As mentioned earlier, the vaccine passport would be a discriminatory choice because it would penalise those who for legitimate personal reasons, such as conditions predisposing to allergies or cardiovascular diseases (let’s not forget that these vaccines can interact with the receptors and enzymes that control blood pressure), choose not to adhere to a vaccination plan where the result is still uncertain, both for the individual and community.

If it were adopted for entry into public places or the use of public transport, the pass would be unnecessarily discriminatory. In fact, those who have been vaccinated should not have anything to fear when coming into contact with those who have not, even more so if they are healthy and follow the standard operating procedures.

Apart from that, vaccination passes would be harmful especially in terms of social coexistence, because the pass would inevitably be equated with a certificate of good behaviour and, conversely, not having it would become a mark of social deviance and a reason for exclusion.

More voices are rising against this type of vaccination obligation. On Jan 28, the Council of Europe promulgated the report “Covid-19 vaccines: ethical, legal and practical considerations”, which was approved by a very large majority.

The report highlights that “states must inform citizens that vaccination is not compulsory and that no one must be vaccinated if they do not want it”, and it is necessary “to ensure that no one will be discriminated against if they are not vaccinated”.

The parliamentarians voted almost en bloc to insert an amendment which states their disagreement with the use of vaccination certificates as passports.
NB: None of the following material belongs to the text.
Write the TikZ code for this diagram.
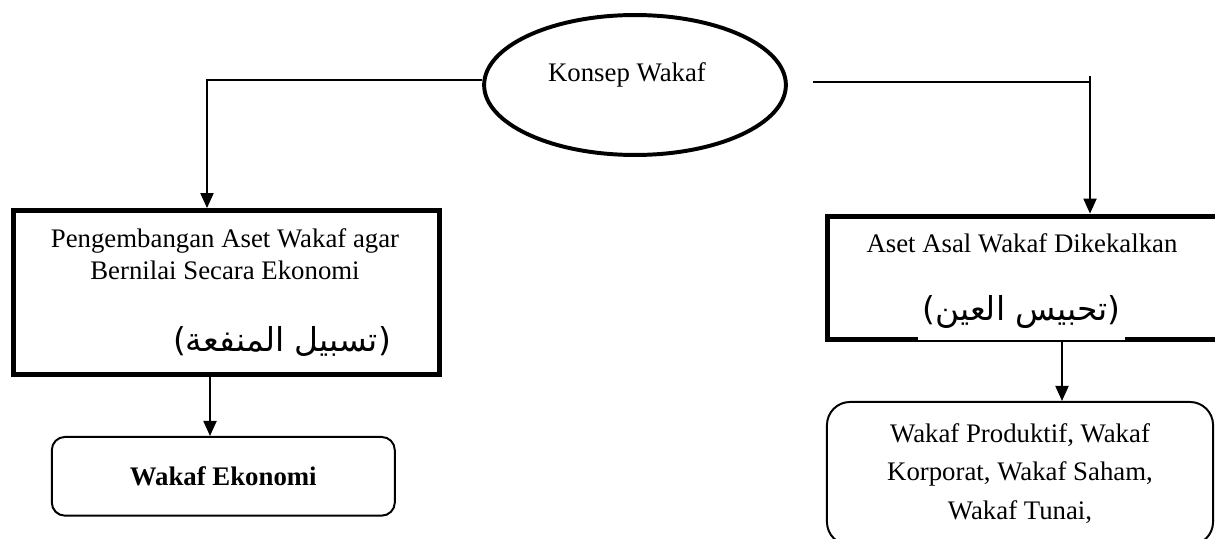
\documentclass[tikz,border=0pt]{standalone}
\usepackage{fontspec}
\setmainfont{Liberation Serif}
\newfontfamily\arabicfont[Script=Arabic]{DejaVu Sans}
\TeXXeTstate=1
\usetikzlibrary{shapes.geometric}
\usetikzlibrary{positioning}
\usetikzlibrary{arrows.meta}

\tikzset{
  bigbox/.style={draw, rectangle, line width=2.3pt, inner sep=0pt},
  endbox/.style={draw, rectangle, line width=0.9pt, align=center},
  link/.style={line width=0.7pt},
  arr/.style={link, -{Triangle[length=0.24cm,width=0.21cm]}},
  arab/.style={font=\arabicfont\fontsize{15}{18}\selectfont},
  every node/.style={font=\fontsize{12.2}{14.5}\selectfont}
}

\begin{document}
\begin{tikzpicture}[x=0.016cm,y=-0.016cm]
            \path[use as bounding box] (0,0) rectangle (1215,539);
            \clip (0,0) rectangle (1215,539);
            % concept at the top
            \node[draw, ellipse, line width=1.8pt, minimum width=4.83cm, minimum height=2.24cm] (konsep) at (635,85) {};
            \node (konsepteks) at (627,75) {Konsep Wakaf};
            
            % the two main boxes
            \node[bigbox, minimum width=6.82cm, minimum height=2.63cm] (manfaat) at (226.5,292.75) {};
            \node[align=center] (manfaatteks) at (225,254) {Pengembangan Aset Wakaf agar\\Bernilai Secara Ekonomi};
            \node[arab] (manfaatarab) at (282,341) {\beginR(تسبيل المنفعة)\endR};
            
            \node[bigbox, minimum width=6.6cm, minimum height=1.98cm] (asal) at (1033.75,278) {};
            \node (asalteks) at (1022,243) {Aset Asal Wakaf Dikekalkan};
            \node[arab, fill=white, inner sep=0pt, minimum width=3.31cm, minimum height=0.9cm, anchor=south] (asalarab) at (1021.5,340.5) {\beginR(تحبيس العين)\endR};
            
            % results
            \node[endbox, rounded corners=0.21cm, minimum width=5.49cm, minimum height=1.26cm, font=\fontsize{12.2}{14.5}\selectfont\bfseries] (ekonomi) at (223.3,476.3) {Wakaf Ekonomi};
            \node[endbox, rounded corners=0.37cm, minimum width=6.18cm, minimum height=2.29cm, font=\fontsize{12.2}{17.5}\selectfont] (produktif) at (1020,473.5) {Wakaf Produktif, Wakaf\\Korporat, Wakaf Saham,\\Wakaf Tunai,};
            
            % connectors
            \coordinate (kL) at (482,80);
            \coordinate (lturn) at (207,80);
            \coordinate (kR) at (813,82);
            \coordinate (rturn) at (1090,76);
            \coordinate (lx) at (210,0);
            \coordinate (rx) at (1062,0);
            \draw[arr] (kL) -- (lturn) -- (lturn |- manfaat.north);
            \draw[link] (kR) -- (kR -| rturn);
            \draw[arr] (rturn) -- (rturn |- asal.north);
            \draw[arr] (manfaat.south -| lx) -- (ekonomi.north -| lx);
            \draw[arr] (asal.south -| rx) -- (produktif.north -| rx);
        \end{tikzpicture}
\end{document}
We stress that we are not against vaccination, which is indeed useful to reduce the risk of infection. We are against mandatory vaccinations and threats on personal mobility which can put jobs at risk. We want for the citizens to be properly informed about the risks and benefits of the vaccines which are backed by rational and scientific arguments.

Our suggestion is to abandon every discussion on vaccination passes and to focus on different solutions, which would be more respectful of individual choices and less risky and costly in the long run.